Random Forest
Train Random Forest to predict categorical outcomes
Ensemble of decision trees that votes on the final prediction. Each tree sees a random subset of data and features.
When to use:
- Robust baseline - works well on most problems
- Handles non-linear relationships
- Can handle missing values
- Feature importance needed
- Resistant to overfitting
Strengths: Very accurate, handles non-linearity, robust to noise, provides feature importance Weaknesses: Can be slow, large model size, less interpretable than single trees
Model Parameters
N Estimators (default: 100) Number of trees in the forest. More trees = better but slower.
- 50-100: Fast training
- 100-300: Good default
- 500+: Maximum accuracy, slower
Max Depth Maximum tree depth. Controls model complexity.
- None: Trees grow until pure (may overfit)
- Low values (3-10): Simple, fast, prevents overfitting
- High values (20-50): Complex patterns, may overfit
Min Samples Split (default: 2) Minimum samples needed to split a node.

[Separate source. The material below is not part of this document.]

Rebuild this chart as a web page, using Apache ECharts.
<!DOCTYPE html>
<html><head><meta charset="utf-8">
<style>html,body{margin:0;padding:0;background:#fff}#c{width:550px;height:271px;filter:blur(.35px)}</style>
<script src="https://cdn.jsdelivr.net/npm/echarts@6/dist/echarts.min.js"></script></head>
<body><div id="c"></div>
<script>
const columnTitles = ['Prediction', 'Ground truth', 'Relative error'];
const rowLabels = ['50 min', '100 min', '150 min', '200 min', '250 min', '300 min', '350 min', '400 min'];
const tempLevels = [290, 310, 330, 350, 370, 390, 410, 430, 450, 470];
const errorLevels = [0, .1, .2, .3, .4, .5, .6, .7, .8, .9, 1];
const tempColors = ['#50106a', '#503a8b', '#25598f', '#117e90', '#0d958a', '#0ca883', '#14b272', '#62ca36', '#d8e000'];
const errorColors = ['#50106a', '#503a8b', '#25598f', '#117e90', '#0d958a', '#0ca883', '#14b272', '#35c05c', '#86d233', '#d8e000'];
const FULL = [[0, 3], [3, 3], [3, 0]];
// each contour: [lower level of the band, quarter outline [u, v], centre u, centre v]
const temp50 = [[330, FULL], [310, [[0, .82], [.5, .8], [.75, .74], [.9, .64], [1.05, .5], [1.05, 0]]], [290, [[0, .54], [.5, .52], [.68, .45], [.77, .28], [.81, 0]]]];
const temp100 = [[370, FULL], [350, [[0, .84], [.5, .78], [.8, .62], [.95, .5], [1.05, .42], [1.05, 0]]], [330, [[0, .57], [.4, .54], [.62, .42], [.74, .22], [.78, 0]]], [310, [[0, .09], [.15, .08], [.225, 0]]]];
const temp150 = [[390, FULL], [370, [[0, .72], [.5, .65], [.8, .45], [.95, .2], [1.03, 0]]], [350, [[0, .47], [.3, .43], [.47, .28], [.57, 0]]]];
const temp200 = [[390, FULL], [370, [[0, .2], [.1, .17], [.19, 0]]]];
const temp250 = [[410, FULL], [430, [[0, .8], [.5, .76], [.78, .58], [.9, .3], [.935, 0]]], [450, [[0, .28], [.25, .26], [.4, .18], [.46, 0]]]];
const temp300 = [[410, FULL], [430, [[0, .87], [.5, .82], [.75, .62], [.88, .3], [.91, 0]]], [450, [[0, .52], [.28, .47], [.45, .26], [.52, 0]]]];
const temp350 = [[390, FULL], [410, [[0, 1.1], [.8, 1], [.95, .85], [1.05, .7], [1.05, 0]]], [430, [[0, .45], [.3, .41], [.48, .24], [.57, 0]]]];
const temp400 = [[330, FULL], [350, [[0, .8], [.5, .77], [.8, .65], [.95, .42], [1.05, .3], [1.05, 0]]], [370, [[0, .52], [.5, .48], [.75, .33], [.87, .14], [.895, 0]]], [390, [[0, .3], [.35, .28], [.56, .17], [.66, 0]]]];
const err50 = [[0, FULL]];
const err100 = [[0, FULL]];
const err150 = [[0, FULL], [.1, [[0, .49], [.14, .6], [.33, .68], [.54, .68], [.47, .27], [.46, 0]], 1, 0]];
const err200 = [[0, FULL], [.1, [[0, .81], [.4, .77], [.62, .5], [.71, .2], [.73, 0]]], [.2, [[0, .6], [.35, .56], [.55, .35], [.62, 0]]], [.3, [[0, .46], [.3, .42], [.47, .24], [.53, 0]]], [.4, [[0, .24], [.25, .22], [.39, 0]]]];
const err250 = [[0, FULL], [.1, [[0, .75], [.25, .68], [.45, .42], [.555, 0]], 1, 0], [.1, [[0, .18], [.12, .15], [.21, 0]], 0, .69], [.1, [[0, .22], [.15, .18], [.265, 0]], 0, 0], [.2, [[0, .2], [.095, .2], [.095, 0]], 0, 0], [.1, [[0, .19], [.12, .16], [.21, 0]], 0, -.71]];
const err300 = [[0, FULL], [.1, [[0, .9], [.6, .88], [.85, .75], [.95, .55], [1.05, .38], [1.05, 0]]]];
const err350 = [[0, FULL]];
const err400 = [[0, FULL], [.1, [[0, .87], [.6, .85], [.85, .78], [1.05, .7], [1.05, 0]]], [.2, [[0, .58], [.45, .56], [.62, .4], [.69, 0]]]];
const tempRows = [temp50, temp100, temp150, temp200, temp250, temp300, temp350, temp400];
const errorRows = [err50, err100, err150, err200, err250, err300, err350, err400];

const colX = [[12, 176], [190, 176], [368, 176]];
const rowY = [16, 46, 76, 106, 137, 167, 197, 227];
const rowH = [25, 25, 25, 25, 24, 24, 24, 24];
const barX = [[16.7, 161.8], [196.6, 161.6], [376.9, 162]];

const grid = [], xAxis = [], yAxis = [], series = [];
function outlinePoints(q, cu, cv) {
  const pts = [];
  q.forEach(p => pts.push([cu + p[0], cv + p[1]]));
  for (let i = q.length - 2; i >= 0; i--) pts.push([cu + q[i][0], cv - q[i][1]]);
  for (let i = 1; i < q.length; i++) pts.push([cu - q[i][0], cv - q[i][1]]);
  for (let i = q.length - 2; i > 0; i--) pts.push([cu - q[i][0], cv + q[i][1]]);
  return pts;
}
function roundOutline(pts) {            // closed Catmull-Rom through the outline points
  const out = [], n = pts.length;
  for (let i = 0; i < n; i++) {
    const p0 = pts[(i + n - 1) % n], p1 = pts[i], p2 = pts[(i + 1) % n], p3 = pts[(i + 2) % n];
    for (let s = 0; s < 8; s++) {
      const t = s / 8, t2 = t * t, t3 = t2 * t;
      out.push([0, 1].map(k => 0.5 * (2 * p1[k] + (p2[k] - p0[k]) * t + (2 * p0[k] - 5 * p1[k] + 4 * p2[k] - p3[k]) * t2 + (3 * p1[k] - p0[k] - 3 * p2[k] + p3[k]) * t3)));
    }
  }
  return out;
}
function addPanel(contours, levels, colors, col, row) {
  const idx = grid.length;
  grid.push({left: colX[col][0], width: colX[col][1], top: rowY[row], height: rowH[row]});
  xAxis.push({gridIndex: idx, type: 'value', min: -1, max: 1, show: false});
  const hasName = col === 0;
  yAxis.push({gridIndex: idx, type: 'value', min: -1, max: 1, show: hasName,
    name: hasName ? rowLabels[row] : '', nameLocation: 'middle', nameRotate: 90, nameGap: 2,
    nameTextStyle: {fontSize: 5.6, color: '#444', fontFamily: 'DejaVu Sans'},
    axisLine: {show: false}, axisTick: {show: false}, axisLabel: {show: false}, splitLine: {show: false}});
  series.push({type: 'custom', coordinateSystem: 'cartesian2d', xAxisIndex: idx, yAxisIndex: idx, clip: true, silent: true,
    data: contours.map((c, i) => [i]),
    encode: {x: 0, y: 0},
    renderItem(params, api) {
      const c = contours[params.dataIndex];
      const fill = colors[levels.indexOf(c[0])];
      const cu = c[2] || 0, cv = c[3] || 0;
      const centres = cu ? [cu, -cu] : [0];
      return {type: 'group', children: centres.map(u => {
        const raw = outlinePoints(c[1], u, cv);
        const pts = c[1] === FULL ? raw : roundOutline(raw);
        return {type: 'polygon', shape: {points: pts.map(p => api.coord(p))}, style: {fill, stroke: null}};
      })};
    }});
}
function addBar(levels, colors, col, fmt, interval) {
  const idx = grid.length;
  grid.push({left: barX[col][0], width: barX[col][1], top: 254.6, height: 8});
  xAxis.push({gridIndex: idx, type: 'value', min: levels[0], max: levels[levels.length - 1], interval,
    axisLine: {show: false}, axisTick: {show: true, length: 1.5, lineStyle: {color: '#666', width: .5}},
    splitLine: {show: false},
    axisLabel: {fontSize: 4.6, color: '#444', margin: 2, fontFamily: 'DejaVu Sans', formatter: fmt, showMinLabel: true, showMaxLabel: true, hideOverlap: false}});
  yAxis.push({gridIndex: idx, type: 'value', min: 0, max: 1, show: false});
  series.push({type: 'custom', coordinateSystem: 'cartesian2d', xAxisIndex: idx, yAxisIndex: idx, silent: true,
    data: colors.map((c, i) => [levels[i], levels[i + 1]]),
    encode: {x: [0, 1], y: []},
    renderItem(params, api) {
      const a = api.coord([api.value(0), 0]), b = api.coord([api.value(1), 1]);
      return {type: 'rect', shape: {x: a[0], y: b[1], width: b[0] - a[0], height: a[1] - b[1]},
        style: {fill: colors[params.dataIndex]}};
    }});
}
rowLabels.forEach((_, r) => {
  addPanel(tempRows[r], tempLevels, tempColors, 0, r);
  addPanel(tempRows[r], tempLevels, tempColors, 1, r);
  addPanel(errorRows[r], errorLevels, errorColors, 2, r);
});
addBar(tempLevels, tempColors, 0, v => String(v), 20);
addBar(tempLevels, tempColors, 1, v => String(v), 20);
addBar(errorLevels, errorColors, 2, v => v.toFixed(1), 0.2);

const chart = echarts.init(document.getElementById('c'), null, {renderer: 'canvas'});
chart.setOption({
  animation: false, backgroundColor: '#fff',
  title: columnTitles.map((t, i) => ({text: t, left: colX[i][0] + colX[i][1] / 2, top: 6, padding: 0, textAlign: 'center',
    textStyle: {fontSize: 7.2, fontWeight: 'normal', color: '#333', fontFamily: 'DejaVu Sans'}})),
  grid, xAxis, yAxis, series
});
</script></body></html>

Higher values prevent overfitting.
Min Samples Leaf (default: 1) Minimum samples in a leaf node. Higher values create smoother decision boundaries.
Max Features Features to consider at each split:
- sqrt: Square root of total features (good default for classification)
- log2: Log2 of total features
- None: Use all features
Bootstrap (default: true) Whether to use bootstrap sampling. Keep true for better generalization.
Criterion Split quality measure:
- gini: Gini impurity (default, faster)
- entropy: Information gain (slightly better sometimes)
- log_loss: Log loss (for probability calibration)
Random State (default: 42) Seed for reproducibility.